Red Baron is an alumnus now. I reached the status last weekend not at the University of Munich, from which I graduated, but at CERN, where I spent 32 years of my professional life until my retirement. I participated in the First Collisions jamboree, which was organized at the CERN site. So it was natural that, when I arrived, my former office was the first place to visit.


The isotope chart behind the desk was still there, as well as the pinboard. Instead of the one clumsy tube monitor I had, now two (!) flat screens are on the desktop. I also noticed that the small wooden bookshelf behind my chair, where I kept my reference books, is still in use.

Later, I met my last Division Leader from Austria and three of my former collaborators from Germany, Italy, and France, all smiling. With all the other long-retired Belgians, British, Danish, Dutch, Norwegians, Swedish, Swiss, and one of the first physicists from Slovakia (not retired) I recruited at CERN, my group was truly European not forgetting those many visiting colleagues from China, Japan, Russia, and the United States.


I hurried to the Main Auditorium and arrived just in time to listen to CERN’s Director-General Fabiola Gianotti welcoming the assembled alumni. She started with a slide showing the Large Hadron Collider and the location of the four underground experiments in the Canton of Geneva and the Pays de Gex of France. Note the snow-covered Alps beyond Lake Geneva in the background.


The age structure at CERN presented by the DG really astonished me, for I was retired, i.e., I had to leave at age 65. Today, the official age of retirement is 67. So it was comforting to see that beyond the age of 82, professional life at CERN finally seems to end.

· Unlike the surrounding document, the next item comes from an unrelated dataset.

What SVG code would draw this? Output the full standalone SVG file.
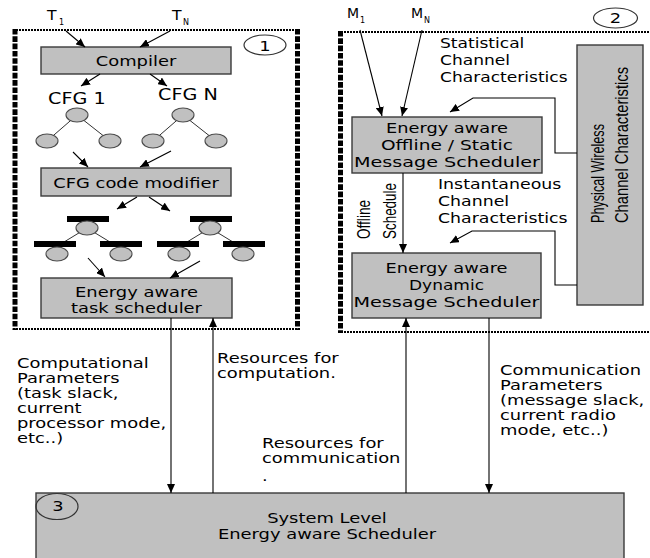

Back to high-energy particle physics.


The lab still lives on the discovery of the Higgs boson, with its mass now precisely determined at 125 GeV plus-minus a quarter of a GeV, but many questions still remain unanswered in physics, and some problems need to be solved. Why is there more matter than antimatter in the universe, and what did the plasma look like in the time slot before 10 µsec after the Big Bang?

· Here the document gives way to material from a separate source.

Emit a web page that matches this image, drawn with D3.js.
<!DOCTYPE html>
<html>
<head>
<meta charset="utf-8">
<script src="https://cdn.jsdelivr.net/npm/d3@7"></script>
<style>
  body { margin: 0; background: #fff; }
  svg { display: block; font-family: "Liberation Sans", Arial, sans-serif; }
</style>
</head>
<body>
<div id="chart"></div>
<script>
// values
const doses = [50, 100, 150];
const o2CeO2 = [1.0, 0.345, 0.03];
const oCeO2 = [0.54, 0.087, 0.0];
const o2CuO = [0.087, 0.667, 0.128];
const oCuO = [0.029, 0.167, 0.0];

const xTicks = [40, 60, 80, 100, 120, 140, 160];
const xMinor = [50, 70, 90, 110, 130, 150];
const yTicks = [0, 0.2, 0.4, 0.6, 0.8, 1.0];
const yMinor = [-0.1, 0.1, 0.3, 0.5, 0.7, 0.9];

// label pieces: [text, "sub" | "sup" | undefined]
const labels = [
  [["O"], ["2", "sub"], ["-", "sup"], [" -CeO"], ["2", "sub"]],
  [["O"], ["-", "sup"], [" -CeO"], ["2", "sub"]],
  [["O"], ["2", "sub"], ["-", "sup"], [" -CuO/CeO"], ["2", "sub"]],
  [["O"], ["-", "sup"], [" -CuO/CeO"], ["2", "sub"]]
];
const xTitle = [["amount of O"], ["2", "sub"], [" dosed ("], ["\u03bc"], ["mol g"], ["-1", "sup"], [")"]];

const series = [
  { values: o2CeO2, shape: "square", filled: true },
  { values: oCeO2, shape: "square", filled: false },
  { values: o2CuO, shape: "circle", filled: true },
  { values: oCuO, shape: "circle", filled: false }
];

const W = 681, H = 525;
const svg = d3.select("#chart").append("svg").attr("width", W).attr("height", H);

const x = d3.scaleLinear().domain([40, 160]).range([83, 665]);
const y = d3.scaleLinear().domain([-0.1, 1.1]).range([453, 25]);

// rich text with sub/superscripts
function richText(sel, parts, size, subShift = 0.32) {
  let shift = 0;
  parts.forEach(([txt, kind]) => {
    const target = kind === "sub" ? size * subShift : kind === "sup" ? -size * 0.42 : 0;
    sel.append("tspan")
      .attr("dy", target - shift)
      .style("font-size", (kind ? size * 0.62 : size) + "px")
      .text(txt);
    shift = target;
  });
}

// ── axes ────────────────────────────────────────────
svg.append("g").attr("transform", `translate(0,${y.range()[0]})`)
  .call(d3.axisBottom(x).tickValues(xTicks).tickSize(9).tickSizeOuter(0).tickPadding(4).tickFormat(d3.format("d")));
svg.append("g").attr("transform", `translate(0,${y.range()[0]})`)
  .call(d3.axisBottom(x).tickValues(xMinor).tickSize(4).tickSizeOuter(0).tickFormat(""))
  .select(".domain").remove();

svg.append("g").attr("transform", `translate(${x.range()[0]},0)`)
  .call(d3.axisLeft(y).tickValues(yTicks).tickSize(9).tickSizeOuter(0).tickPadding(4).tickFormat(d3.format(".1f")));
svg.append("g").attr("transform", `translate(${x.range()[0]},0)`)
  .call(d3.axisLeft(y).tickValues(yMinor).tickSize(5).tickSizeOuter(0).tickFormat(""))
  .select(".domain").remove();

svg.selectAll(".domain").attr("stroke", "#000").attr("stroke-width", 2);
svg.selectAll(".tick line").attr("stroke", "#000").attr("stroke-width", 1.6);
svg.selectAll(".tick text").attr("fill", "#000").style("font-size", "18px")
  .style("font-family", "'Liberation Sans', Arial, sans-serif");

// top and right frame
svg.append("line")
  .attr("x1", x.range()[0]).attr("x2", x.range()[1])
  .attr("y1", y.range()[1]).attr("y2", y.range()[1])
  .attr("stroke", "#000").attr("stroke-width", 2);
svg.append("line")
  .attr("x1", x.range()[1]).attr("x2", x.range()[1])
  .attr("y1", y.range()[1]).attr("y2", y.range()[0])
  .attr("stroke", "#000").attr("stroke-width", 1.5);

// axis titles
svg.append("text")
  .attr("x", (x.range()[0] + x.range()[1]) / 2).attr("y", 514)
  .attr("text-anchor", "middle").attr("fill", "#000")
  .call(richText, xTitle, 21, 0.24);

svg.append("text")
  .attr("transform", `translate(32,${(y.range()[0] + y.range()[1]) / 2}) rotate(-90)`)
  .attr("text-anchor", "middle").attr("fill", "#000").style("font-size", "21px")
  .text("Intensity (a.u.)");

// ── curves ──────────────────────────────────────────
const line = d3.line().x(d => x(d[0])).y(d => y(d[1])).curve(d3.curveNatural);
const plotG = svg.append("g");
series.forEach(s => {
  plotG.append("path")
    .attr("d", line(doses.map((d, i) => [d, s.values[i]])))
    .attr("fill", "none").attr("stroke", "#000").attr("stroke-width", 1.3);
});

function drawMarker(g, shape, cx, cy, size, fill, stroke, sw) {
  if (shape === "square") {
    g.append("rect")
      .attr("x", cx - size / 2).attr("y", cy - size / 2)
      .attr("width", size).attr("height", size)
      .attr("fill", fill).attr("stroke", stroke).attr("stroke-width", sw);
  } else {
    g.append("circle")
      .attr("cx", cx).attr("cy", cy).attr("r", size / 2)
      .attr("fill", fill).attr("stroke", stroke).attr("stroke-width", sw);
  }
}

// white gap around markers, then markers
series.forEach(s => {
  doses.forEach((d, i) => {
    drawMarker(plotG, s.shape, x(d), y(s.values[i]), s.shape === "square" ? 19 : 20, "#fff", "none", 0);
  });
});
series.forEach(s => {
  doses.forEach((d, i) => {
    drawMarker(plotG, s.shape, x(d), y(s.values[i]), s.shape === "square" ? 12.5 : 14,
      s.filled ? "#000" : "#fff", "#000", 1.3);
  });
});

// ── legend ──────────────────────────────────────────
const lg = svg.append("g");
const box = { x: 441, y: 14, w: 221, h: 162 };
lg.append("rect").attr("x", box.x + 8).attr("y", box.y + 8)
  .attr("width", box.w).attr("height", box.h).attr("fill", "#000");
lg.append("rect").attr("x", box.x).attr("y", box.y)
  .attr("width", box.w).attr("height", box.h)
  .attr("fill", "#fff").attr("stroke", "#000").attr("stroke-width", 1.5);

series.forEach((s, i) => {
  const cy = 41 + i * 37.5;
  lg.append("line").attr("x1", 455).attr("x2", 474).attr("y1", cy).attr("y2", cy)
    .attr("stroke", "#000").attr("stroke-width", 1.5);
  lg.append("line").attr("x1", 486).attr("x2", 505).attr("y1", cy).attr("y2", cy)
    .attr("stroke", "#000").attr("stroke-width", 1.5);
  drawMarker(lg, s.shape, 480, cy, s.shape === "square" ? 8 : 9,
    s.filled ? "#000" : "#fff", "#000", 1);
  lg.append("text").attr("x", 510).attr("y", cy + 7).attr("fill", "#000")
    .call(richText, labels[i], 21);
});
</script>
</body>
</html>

To investigate those questions further, particle physicists ask for more powerful accelerators. The quest for higher particle energies leads to new R&D (research and development) at CERN.


Note the plans for a Compact Linear Collider in the Pays de Gex. But above all, the Future Circular Collider should fit into the given landscape. Why? The official reason is that the LHC will serve as an injector to the FCC, or is the region around the Lake, between the Jura Mountains and the Alps, so beautiful and attractive?

The DG showed her last slide:


And thanks to the CERN management for sponsoring the successful event, the first of its kind and likely to be followed by others.